The archives, along with an annual prize for an Italian, or bilingual, diary, were established in 1984, with the aim of collecting the diaries, memories and letters of ordinary people. It currently holds around 7,500 pieces, and is used as a resource for students and scholars in sociology, anthropology, history and linguistics. Significantly, a major concern has been that these writings become part of a ‘living memory’, rather than being ‘closed away in a museum’. This principle has been wonderfully realised in the design of the piccolo museo, and we could see why schoolchildren, for example, would find it as engaging as they apparently do.

The museum is indeed small, with just four rooms, each with a different focus, designed with great thought and care. You want to pause; there is no impulse to rush on to the next room. The first room plays with the tension between ‘memories shut away in a drawer’ and ‘living memory’. It simply consists of a wall of drawers. Inside each one is a copy of a diary that can be read while it is being spoken by an actor. There is nothing clichéd about this: it is thoroughly professional and engaging, and you find yourself wanting to open more and more drawers. You are surrounded by living voices.
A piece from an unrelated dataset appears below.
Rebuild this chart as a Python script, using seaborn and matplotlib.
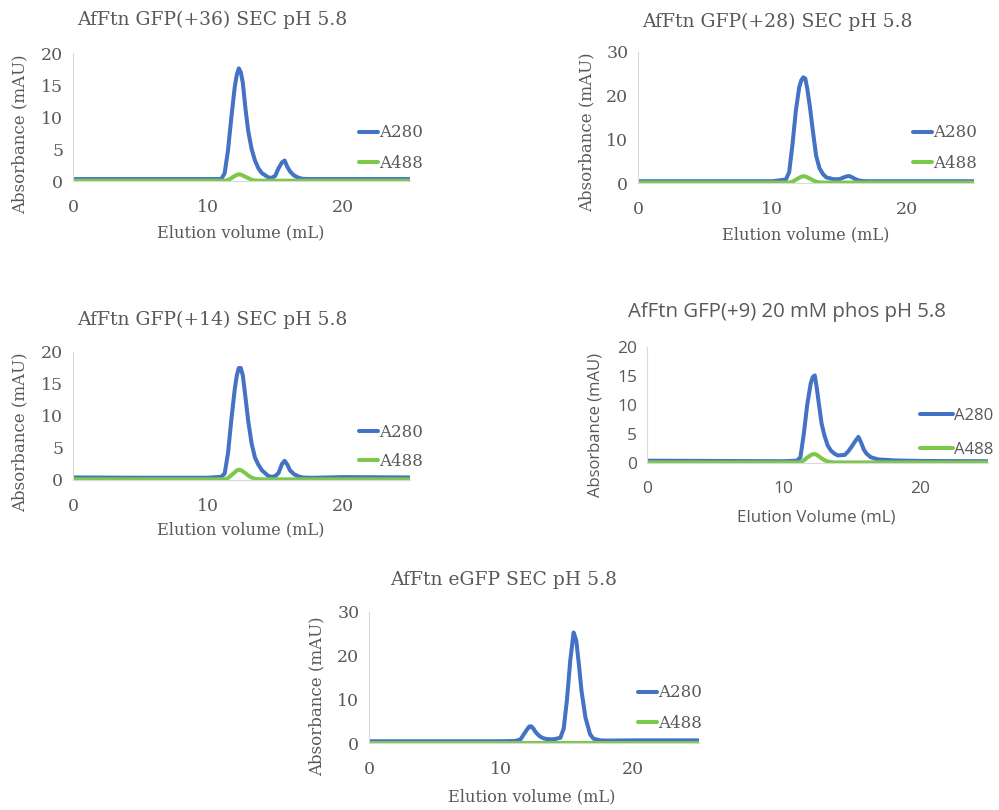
import numpy as np
import pandas as pd
import matplotlib
matplotlib.use("Agg")
import matplotlib.pyplot as plt
import seaborn as sns

# ---------------- data ----------------
elution_ml = [0, 5, 10, 11.0, 11.25, 11.5, 11.75, 12.0, 12.15, 12.3, 12.45, 12.6, 12.8,
              13.0, 13.25, 13.5, 13.75, 14.0, 14.5, 14.75, 15.0, 15.25, 15.5, 15.7, 15.9,
              16.1, 16.4, 16.75, 17.0, 17.5, 18, 20, 25]

gfp36_a280 = [0.3, 0.3, 0.3, 0.3, 1.2, 4.8, 10.0, 14.7, 16.6, 17.6, 17.0, 15.3, 11.2,
              7.8, 5.0, 3.2, 2.0, 1.25, 0.55, 0.5, 0.8, 2.0, 2.9, 3.2, 2.2,
              1.5, 0.85, 0.5, 0.35, 0.3, 0.3, 0.3, 0.3]
gfp36_a488 = [0.05, 0.05, 0.05, 0.05, 0.05, 0.15, 0.45, 0.8, 0.95, 1.05, 1.0, 0.85, 0.65,
              0.45, 0.2, 0.08, 0.05, 0.05, 0.05, 0.05, 0.05, 0.05, 0.05, 0.05, 0.05,
              0.05, 0.05, 0.05, 0.05, 0.05, 0.05, 0.05, 0.05]

gfp28_a280 = [0.4, 0.4, 0.4, 0.8, 2.5, 9.0, 16.7, 22.0, 23.5, 24.2, 23.9, 21.5, 17.2,
              12.2, 6.3, 3.4, 2.1, 1.3, 0.9, 0.85, 0.9, 1.2, 1.5, 1.6, 1.35,
              1.0, 0.6, 0.45, 0.4, 0.4, 0.4, 0.4, 0.4]
gfp28_a488 = [0.1, 0.1, 0.1, 0.1, 0.1, 0.3, 0.75, 1.2, 1.45, 1.55, 1.5, 1.3, 1.0,
              0.65, 0.3, 0.15, 0.1, 0.1, 0.1, 0.1, 0.1, 0.1, 0.1, 0.1, 0.1,
              0.1, 0.1, 0.1, 0.1, 0.1, 0.1, 0.1, 0.1]

gfp14_a280 = [0.4, 0.35, 0.35, 0.5, 1.0, 4.2, 9.5, 14.2, 16.3, 17.5, 17.5, 16.3, 12.8,
              9.2, 5.7, 3.5, 2.4, 1.55, 0.6, 0.5, 0.6, 1.1, 2.5, 3.0, 2.4,
              1.5, 0.9, 0.55, 0.4, 0.35, 0.35, 0.45, 0.4]
gfp14_a488 = [0.1, 0.1, 0.1, 0.1, 0.12, 0.3, 0.75, 1.2, 1.5, 1.6, 1.55, 1.35, 1.05,
              0.7, 0.38, 0.2, 0.12, 0.1, 0.1, 0.1, 0.1, 0.1, 0.1, 0.1, 0.1,
              0.1, 0.1, 0.1, 0.1, 0.1, 0.1, 0.1, 0.1]

gfp9_a280 = [0.4, 0.35, 0.3, 0.4, 1.0, 5.1, 10.1, 13.7, 14.8, 15.1, 12.9, 10.2, 6.8,
             4.8, 3.0, 2.1, 1.6, 1.3, 1.4, 2.0, 2.8, 3.7, 4.5, 3.5, 2.3,
             1.6, 1.0, 0.75, 0.6, 0.55, 0.45, 0.35, 0.3]
gfp9_a488 = [0.1, 0.1, 0.1, 0.1, 0.15, 0.45, 0.95, 1.35, 1.5, 1.55, 1.4, 1.15, 0.8,
             0.5, 0.25, 0.15, 0.1, 0.1, 0.1, 0.1, 0.1, 0.1, 0.1, 0.1, 0.1,
             0.1, 0.1, 0.1, 0.1, 0.1, 0.1, 0.1, 0.1]

egfp_a280 = [0.4, 0.4, 0.4, 0.45, 0.6, 0.9, 2.1, 3.2, 3.8, 3.8, 3.3, 2.6, 1.9,
             1.4, 1.05, 0.9, 0.85, 0.85, 1.2, 3.3, 10.0, 19.0, 25.3, 23.5, 18.0,
             11.9, 5.8, 2.0, 1.0, 0.6, 0.55, 0.6, 0.6]
egfp_a488 = [0.1, 0.1, 0.1, 0.1, 0.1, 0.1, 0.1, 0.1, 0.1, 0.1, 0.1, 0.1, 0.1,
             0.1, 0.1, 0.1, 0.1, 0.1, 0.1, 0.1, 0.1, 0.1, 0.1, 0.1, 0.1,
             0.1, 0.1, 0.1, 0.1, 0.1, 0.1, 0.1, 0.1]

titles = ["AfFtn GFP(+36) SEC pH 5.8", "AfFtn GFP(+28) SEC pH 5.8",
          "AfFtn GFP(+14) SEC pH 5.8", "AfFtn GFP(+9) 20 mM phos pH 5.8",
          "AfFtn eGFP SEC pH 5.8"]
xlabels = ["Elution volume (mL)", "Elution volume (mL)", "Elution volume (mL)",
           "Elution Volume (mL)", "Elution volume (mL)"]
ylabel = "Absorbance (mAU)"
series_names = ["A280", "A488"]
x_ticks = [0, 10, 20]
y_ticks = [[0, 5, 10, 15, 20], [0, 10, 20, 30], [0, 5, 10, 15, 20],
           [0, 5, 10, 15, 20], [0, 10, 20, 30]]

# ---------------- style ----------------
sns.set_theme(style="white")
SERIF = ["DejaVu Serif"]
SANS = ["Open Sans", "DejaVu Sans"]
plt.rcParams["font.family"] = SERIF
TXT = "#595959"
BLUE = "#4472C4"
GREEN = "#7CC84A"
LW = 2.9

W, H = 999, 810
fig = plt.figure(figsize=(W / 100, H / 100), dpi=100)

def fx(px):
    return px / W

def fy(py):
    return 1 - py / H

# per panel: (left px, right px, top px, bottom px)
boxes = [(73, 410, 53, 181), (638, 974, 52, 183), (73, 410, 352, 480),
         (647, 988, 347, 463), (369, 699, 612, 743)]
title_pos = [(212, 20), (777, 22), (212, 320), (787, 312), (504, 580)]
ylab_pos = [(20, 134), (587, 132), (20, 432), (596, 425), (317, 696)]
xlab_pos = [(241, 233), (806, 235), (241, 530), (816, 517), (532, 797)]
leg_pos = [(359, 148), (913, 148), (359, 447), (920, 433), (638, 708)]
leg_gap = [30, 30, 29, 35, 30]

panels = [(gfp36_a280, gfp36_a488), (gfp28_a280, gfp28_a488),
          (gfp14_a280, gfp14_a488), (gfp9_a280, gfp9_a488),
          (egfp_a280, egfp_a488)]

for i, (a280, a488) in enumerate(panels):
    sans = i == 3
    fam = SANS if sans else SERIF
    l, r, t, b = boxes[i]
    ax = fig.add_axes([fx(l), fy(b), (r - l) / W, (b - t) / H])
    df = pd.DataFrame({
        "x": elution_ml * 2,
        "y": list(a280) + list(a488),
        "s": [series_names[0]] * len(a280) + [series_names[1]] * len(a488),
    })
    sns.lineplot(data=df, x="x", y="y", hue="s", hue_order=series_names,
                 palette=[BLUE, GREEN], linewidth=LW, ax=ax, legend=False,
                 estimator=None, sort=False)
    for ln in ax.get_lines():
        ln.set_solid_joinstyle("round")
        ln.set_solid_capstyle("round")
    ax.set_xlim(0, 25)
    ax.set_ylim(0, y_ticks[i][-1])
    ax.set_xticks(x_ticks)
    ax.set_yticks(y_ticks[i])
    ax.set_xlabel("")
    ax.set_ylabel("")
    ax.tick_params(length=0, labelsize=12.5, colors=TXT)
    ax.tick_params(axis="x", pad=13)
    ax.tick_params(axis="y", pad=7)
    for lab in ax.get_xticklabels() + ax.get_yticklabels():
        lab.set_family(fam)
    for s in ["top", "right"]:
        ax.spines[s].set_visible(False)
    for s in ["left", "bottom"]:
        ax.spines[s].set_color("#D9D9D9")
        ax.spines[s].set_linewidth(0.8)
    ax.set_facecolor("none")

    fig.text(fx(title_pos[i][0]), fy(title_pos[i][1]), titles[i], ha="center",
             va="center", fontsize=14.7 if sans else 13.5, color=TXT, family=fam)
    fig.text(fx(ylab_pos[i][0]), fy(ylab_pos[i][1]), ylabel, ha="center", va="center",
             rotation=90, fontsize=12 if sans else 12, color=TXT, family=fam)
    fig.text(fx(xlab_pos[i][0]), fy(xlab_pos[i][1]), xlabels[i], ha="center",
             va="center", fontsize=12.2 if sans else 11.6, color=TXT, family=fam)

    # legend
    lx, ly = leg_pos[i]
    handles = [plt.Line2D([], [], color=BLUE, lw=LW), plt.Line2D([], [], color=GREEN, lw=LW)]
    fs = 12 if sans else 12
    leg = ax.legend(handles, series_names, loc="center left",
                    bbox_to_anchor=(fx(lx), fy(ly)), bbox_transform=fig.transFigure,
                    frameon=False, handlelength=(33 if sans else 19) / (fs * 1.39),
                    handletextpad=0.05, borderpad=0, borderaxespad=0,
                    labelspacing=(leg_gap[i] - fs * 1.39) / (fs * 1.39),
                    prop={"family": fam, "size": fs})
    for txt in leg.get_texts():
        txt.set_color(TXT)

fig.savefig("out.png", dpi=100, facecolor="white")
The second room is devoted to diaries and letters from the second world war, many of which are testimony to the tragic conflict within families and communities that resulted from Italy’s role as an ally of Germany in the war. The third room focusses on the family history and writings of one 20th century ‘semi-illiterate’ Sicilian man, Vincenzo Rabito. A story of a century comes to life through his story; and the room is carefully designed so that you find yourself participating in this life.


The fourth room is perhaps the most moving: it houses a carefully preserved bed sheet on which a country woman wrote the story of her love for one man, her husband, after he had died. She had already written volumes about life in her village and the surrounding country, and had run out of paper. So, as a memorial to her husband, she decided to write on one of their sheets. To help readers find their way, given the width of the sheet, she numbered every line, at each end. Some of this story is in the form of poetry. A beautiful book of this writing has also been published: Clelia Marchi Il tuo nome sulla neve (Your name on the snow). In fact, many of the diaries are available in published form – lovely books, at very reasonable prices (how do they do it?!).

We would like to thank Natalia Cangi and Alessia Clusini for their generosity, and for making this, our last day in Tuscany, so special.